The lines, using the existing right of way, would be within 20 m of South Delta Secondary and near to South Park and English Bluff elementarys.
Scott Mitchell, who was born and raised in Tsawwassen, said he came out to the rally for his son and daughter. “I want them to have what I had,” said Mitchell, who fears the health and safety impacts of a power line. “There are so many other options. It’s wrong to destroy a community like this.”
The government announced in March it would run the lines overhead. Seventy existing wooden poles would be replaced by 20 new, taller steel power poles at 18 locations. The new, higher towers are 230 kilovolts compared with the old 138-kv lines. The new lines will help supply 700,000 Vancouver Island residents with power.

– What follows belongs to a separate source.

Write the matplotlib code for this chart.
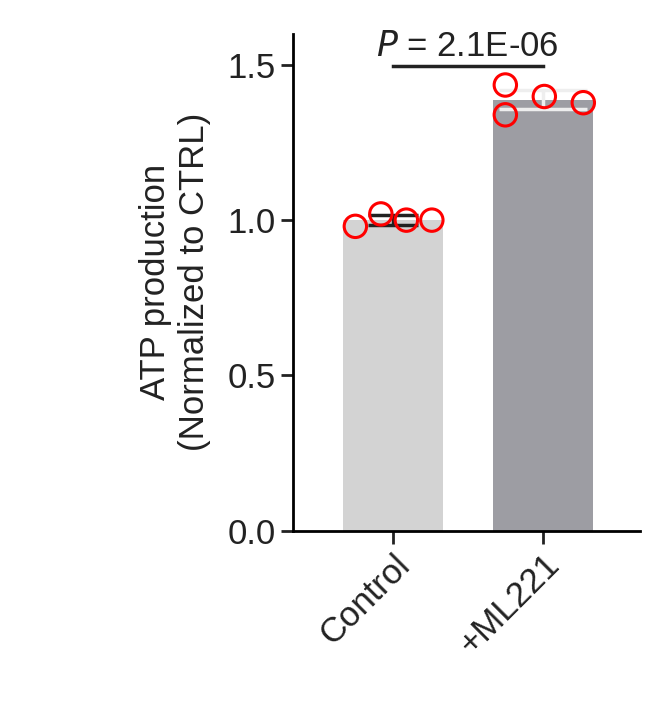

Burying them would add an extra $30 million to the $260-million project, according to B.C. Transmission Corp. estimates, which residents refute. The government has also maintained that the power-line plans meet all health and safety regulations.
Bruce Barrett, spokesman for the B.C. Transmission Corp., said the line is needed because the demand for electricity on the Island is projected to grow by about 28 per cent over 20 years. The existing lines to be replaced are 50 years old and beyond their lifespan.
Residents who banded together as Tsawwassen Residents Against Higher Voltage Overhead Lines (TRAHVOL), have spent at least $500,000 fighting the BCTC and the government in court to overturn the decision, to no avail. In December, they were denied leave to make a Supreme Court of Canada appeal of an April B.C. Court of Appeal decision, which favoured the BCTC’s right to go forward.